— start of Stored rows —

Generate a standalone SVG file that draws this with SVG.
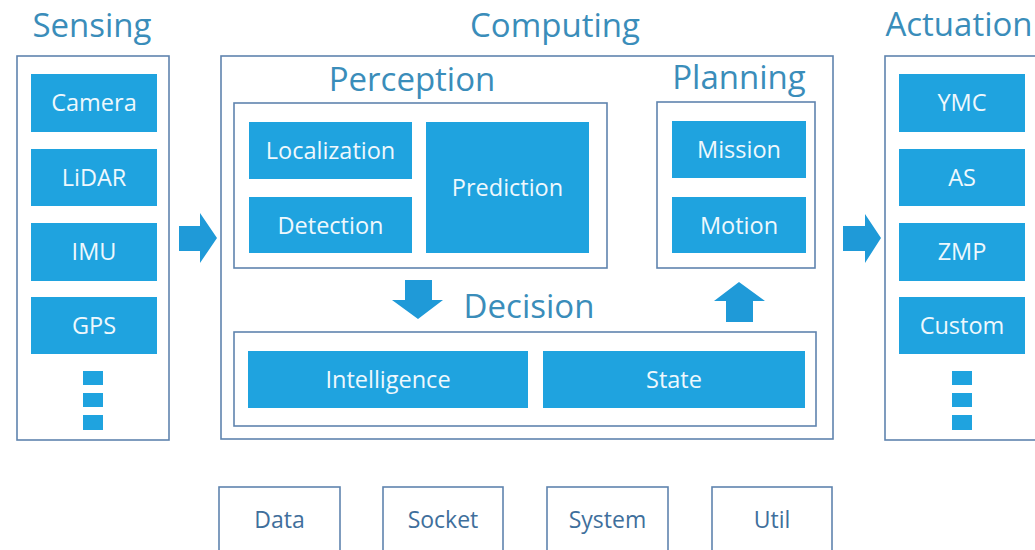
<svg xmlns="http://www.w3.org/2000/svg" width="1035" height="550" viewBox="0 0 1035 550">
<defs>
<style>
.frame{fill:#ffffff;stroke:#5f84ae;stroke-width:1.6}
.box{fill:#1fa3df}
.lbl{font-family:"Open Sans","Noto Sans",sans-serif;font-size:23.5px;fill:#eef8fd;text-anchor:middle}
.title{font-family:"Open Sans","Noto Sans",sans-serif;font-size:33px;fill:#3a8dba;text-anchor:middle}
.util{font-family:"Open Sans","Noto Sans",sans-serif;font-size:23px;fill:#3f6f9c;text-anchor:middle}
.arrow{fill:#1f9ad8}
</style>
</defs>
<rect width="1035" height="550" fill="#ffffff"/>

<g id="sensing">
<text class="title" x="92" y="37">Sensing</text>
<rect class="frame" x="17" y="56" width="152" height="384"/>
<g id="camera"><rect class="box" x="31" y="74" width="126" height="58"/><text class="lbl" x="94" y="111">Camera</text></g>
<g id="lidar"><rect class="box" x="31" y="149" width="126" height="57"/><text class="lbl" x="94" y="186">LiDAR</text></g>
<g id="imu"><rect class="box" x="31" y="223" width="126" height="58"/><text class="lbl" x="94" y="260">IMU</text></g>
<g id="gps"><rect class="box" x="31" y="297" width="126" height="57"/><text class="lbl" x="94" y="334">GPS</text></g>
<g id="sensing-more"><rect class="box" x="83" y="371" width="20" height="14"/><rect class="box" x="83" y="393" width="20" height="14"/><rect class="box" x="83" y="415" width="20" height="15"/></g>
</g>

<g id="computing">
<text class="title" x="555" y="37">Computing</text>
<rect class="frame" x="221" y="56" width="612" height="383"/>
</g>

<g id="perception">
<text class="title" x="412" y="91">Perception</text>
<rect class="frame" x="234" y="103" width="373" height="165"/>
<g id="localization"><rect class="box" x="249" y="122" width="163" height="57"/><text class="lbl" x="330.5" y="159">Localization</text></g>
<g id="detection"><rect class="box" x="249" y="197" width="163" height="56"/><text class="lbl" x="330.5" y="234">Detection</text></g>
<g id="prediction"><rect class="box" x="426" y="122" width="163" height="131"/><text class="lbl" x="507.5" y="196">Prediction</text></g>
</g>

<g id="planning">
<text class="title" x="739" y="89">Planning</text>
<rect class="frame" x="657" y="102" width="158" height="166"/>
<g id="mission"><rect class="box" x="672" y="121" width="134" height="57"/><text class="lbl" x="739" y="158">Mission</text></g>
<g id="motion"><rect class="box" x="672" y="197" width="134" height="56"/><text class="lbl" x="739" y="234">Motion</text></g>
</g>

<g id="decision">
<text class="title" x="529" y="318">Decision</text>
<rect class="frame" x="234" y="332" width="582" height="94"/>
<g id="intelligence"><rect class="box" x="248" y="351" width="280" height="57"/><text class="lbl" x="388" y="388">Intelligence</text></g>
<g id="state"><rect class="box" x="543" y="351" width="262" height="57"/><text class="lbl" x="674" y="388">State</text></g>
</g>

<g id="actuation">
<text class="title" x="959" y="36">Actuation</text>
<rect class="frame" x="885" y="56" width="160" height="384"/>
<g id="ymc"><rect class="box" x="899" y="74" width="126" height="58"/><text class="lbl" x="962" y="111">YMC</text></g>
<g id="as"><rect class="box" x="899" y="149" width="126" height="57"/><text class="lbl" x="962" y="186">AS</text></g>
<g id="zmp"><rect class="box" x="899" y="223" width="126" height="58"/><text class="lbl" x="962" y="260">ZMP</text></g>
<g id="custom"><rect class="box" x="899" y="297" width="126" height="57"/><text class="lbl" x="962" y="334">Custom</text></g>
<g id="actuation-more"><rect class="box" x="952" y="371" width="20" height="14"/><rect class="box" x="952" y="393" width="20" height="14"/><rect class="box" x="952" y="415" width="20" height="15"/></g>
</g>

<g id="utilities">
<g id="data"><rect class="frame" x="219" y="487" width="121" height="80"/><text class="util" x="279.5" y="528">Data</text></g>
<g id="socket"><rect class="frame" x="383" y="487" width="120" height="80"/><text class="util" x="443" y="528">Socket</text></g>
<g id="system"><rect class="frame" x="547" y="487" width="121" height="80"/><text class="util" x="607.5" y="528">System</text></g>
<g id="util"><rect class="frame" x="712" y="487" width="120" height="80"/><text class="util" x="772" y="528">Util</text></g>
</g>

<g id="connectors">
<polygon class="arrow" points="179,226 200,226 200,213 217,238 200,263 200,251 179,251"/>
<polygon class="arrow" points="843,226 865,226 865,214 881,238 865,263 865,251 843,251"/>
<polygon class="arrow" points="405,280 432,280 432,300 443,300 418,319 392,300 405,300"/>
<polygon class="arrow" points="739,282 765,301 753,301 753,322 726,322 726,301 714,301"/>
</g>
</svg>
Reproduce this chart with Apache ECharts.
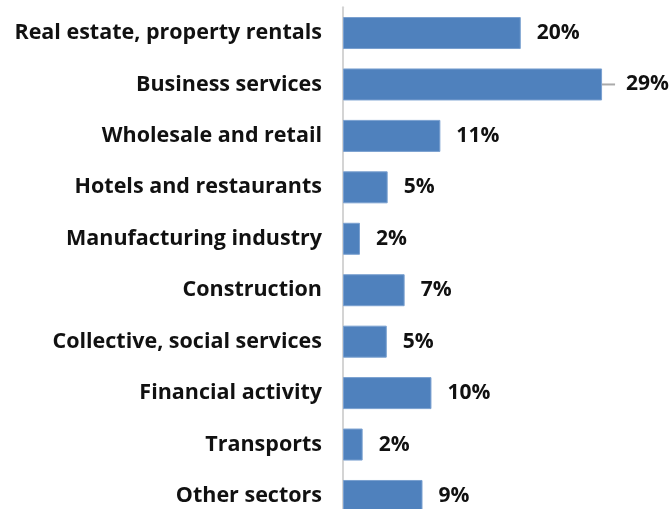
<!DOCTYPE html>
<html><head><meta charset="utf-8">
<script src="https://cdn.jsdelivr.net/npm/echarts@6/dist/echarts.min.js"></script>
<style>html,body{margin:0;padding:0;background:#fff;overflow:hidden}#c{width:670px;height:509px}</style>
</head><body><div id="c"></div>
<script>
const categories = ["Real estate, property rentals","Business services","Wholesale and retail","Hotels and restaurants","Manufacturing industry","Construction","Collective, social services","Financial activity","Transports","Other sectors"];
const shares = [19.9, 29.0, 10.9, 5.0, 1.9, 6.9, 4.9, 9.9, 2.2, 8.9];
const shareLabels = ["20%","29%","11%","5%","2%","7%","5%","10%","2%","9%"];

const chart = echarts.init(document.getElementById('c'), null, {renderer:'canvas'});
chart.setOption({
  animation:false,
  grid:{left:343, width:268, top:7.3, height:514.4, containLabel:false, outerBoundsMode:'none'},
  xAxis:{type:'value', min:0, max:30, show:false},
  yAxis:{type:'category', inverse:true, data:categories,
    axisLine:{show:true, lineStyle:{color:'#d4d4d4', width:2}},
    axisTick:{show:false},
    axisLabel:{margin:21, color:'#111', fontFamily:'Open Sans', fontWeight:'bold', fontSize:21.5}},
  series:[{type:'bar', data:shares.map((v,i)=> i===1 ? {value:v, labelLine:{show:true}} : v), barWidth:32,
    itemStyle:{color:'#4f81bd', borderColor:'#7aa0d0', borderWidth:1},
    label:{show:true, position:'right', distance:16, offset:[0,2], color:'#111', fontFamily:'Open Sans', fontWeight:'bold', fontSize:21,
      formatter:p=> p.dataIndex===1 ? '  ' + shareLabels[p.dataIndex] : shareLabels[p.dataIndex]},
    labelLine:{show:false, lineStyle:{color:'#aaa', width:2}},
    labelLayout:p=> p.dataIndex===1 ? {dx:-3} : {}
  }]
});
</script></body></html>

— end of Stored rows —

* **Exercise**
Leave out the pictures and copy everything else in the records word for word.

* **Response**
Generate a standalone SVG file that draws this with SVG.
<svg xmlns="http://www.w3.org/2000/svg" width="1035" height="550" viewBox="0 0 1035 550">
<defs>
<style>
.frame{fill:#ffffff;stroke:#5f84ae;stroke-width:1.6}
.box{fill:#1fa3df}
.lbl{font-family:"Open Sans","Noto Sans",sans-serif;font-size:23.5px;fill:#eef8fd;text-anchor:middle}
.title{font-family:"Open Sans","Noto Sans",sans-serif;font-size:33px;fill:#3a8dba;text-anchor:middle}
.util{font-family:"Open Sans","Noto Sans",sans-serif;font-size:23px;fill:#3f6f9c;text-anchor:middle}
.arrow{fill:#1f9ad8}
</style>
</defs>
<rect width="1035" height="550" fill="#ffffff"/>

<g id="sensing">
<text class="title" x="92" y="37">Sensing</text>
<rect class="frame" x="17" y="56" width="152" height="384"/>
<g id="camera"><rect class="box" x="31" y="74" width="126" height="58"/><text class="lbl" x="94" y="111">Camera</text></g>
<g id="lidar"><rect class="box" x="31" y="149" width="126" height="57"/><text class="lbl" x="94" y="186">LiDAR</text></g>
<g id="imu"><rect class="box" x="31" y="223" width="126" height="58"/><text class="lbl" x="94" y="260">IMU</text></g>
<g id="gps"><rect class="box" x="31" y="297" width="126" height="57"/><text class="lbl" x="94" y="334">GPS</text></g>
<g id="sensing-more"><rect class="box" x="83" y="371" width="20" height="14"/><rect class="box" x="83" y="393" width="20" height="14"/><rect class="box" x="83" y="415" width="20" height="15"/></g>
</g>

<g id="computing">
<text class="title" x="555" y="37">Computing</text>
<rect class="frame" x="221" y="56" width="612" height="383"/>
</g>

<g id="perception">
<text class="title" x="412" y="91">Perception</text>
<rect class="frame" x="234" y="103" width="373" height="165"/>
<g id="localization"><rect class="box" x="249" y="122" width="163" height="57"/><text class="lbl" x="330.5" y="159">Localization</text></g>
<g id="detection"><rect class="box" x="249" y="197" width="163" height="56"/><text class="lbl" x="330.5" y="234">Detection</text></g>
<g id="prediction"><rect class="box" x="426" y="122" width="163" height="131"/><text class="lbl" x="507.5" y="196">Prediction</text></g>
</g>

<g id="planning">
<text class="title" x="739" y="89">Planning</text>
<rect class="frame" x="657" y="102" width="158" height="166"/>
<g id="mission"><rect class="box" x="672" y="121" width="134" height="57"/><text class="lbl" x="739" y="158">Mission</text></g>
<g id="motion"><rect class="box" x="672" y="197" width="134" height="56"/><text class="lbl" x="739" y="234">Motion</text></g>
</g>

<g id="decision">
<text class="title" x="529" y="318">Decision</text>
<rect class="frame" x="234" y="332" width="582" height="94"/>
<g id="intelligence"><rect class="box" x="248" y="351" width="280" height="57"/><text class="lbl" x="388" y="388">Intelligence</text></g>
<g id="state"><rect class="box" x="543" y="351" width="262" height="57"/><text class="lbl" x="674" y="388">State</text></g>
</g>

<g id="actuation">
<text class="title" x="959" y="36">Actuation</text>
<rect class="frame" x="885" y="56" width="160" height="384"/>
<g id="ymc"><rect class="box" x="899" y="74" width="126" height="58"/><text class="lbl" x="962" y="111">YMC</text></g>
<g id="as"><rect class="box" x="899" y="149" width="126" height="57"/><text class="lbl" x="962" y="186">AS</text></g>
<g id="zmp"><rect class="box" x="899" y="223" width="126" height="58"/><text class="lbl" x="962" y="260">ZMP</text></g>
<g id="custom"><rect class="box" x="899" y="297" width="126" height="57"/><text class="lbl" x="962" y="334">Custom</text></g>
<g id="actuation-more"><rect class="box" x="952" y="371" width="20" height="14"/><rect class="box" x="952" y="393" width="20" height="14"/><rect class="box" x="952" y="415" width="20" height="15"/></g>
</g>

<g id="utilities">
<g id="data"><rect class="frame" x="219" y="487" width="121" height="80"/><text class="util" x="279.5" y="528">Data</text></g>
<g id="socket"><rect class="frame" x="383" y="487" width="120" height="80"/><text class="util" x="443" y="528">Socket</text></g>
<g id="system"><rect class="frame" x="547" y="487" width="121" height="80"/><text class="util" x="607.5" y="528">System</text></g>
<g id="util"><rect class="frame" x="712" y="487" width="120" height="80"/><text class="util" x="772" y="528">Util</text></g>
</g>

<g id="connectors">
<polygon class="arrow" points="179,226 200,226 200,213 217,238 200,263 200,251 179,251"/>
<polygon class="arrow" points="843,226 865,226 865,214 881,238 865,263 865,251 843,251"/>
<polygon class="arrow" points="405,280 432,280 432,300 443,300 418,319 392,300 405,300"/>
<polygon class="arrow" points="739,282 765,301 753,301 753,322 726,322 726,301 714,301"/>
</g>
</svg>
Reproduce this chart with Apache ECharts.
<!DOCTYPE html>
<html><head><meta charset="utf-8">
<script src="https://cdn.jsdelivr.net/npm/echarts@6/dist/echarts.min.js"></script>
<style>html,body{margin:0;padding:0;background:#fff;overflow:hidden}#c{width:670px;height:509px}</style>
</head><body><div id="c"></div>
<script>
const categories = ["Real estate, property rentals","Business services","Wholesale and retail","Hotels and restaurants","Manufacturing industry","Construction","Collective, social services","Financial activity","Transports","Other sectors"];
const shares = [19.9, 29.0, 10.9, 5.0, 1.9, 6.9, 4.9, 9.9, 2.2, 8.9];
const shareLabels = ["20%","29%","11%","5%","2%","7%","5%","10%","2%","9%"];

const chart = echarts.init(document.getElementById('c'), null, {renderer:'canvas'});
chart.setOption({
  animation:false,
  grid:{left:343, width:268, top:7.3, height:514.4, containLabel:false, outerBoundsMode:'none'},
  xAxis:{type:'value', min:0, max:30, show:false},
  yAxis:{type:'category', inverse:true, data:categories,
    axisLine:{show:true, lineStyle:{color:'#d4d4d4', width:2}},
    axisTick:{show:false},
    axisLabel:{margin:21, color:'#111', fontFamily:'Open Sans', fontWeight:'bold', fontSize:21.5}},
  series:[{type:'bar', data:shares.map((v,i)=> i===1 ? {value:v, labelLine:{show:true}} : v), barWidth:32,
    itemStyle:{color:'#4f81bd', borderColor:'#7aa0d0', borderWidth:1},
    label:{show:true, position:'right', distance:16, offset:[0,2], color:'#111', fontFamily:'Open Sans', fontWeight:'bold', fontSize:21,
      formatter:p=> p.dataIndex===1 ? '  ' + shareLabels[p.dataIndex] : shareLabels[p.dataIndex]},
    labelLine:{show:false, lineStyle:{color:'#aaa', width:2}},
    labelLayout:p=> p.dataIndex===1 ? {dx:-3} : {}
  }]
});
</script></body></html>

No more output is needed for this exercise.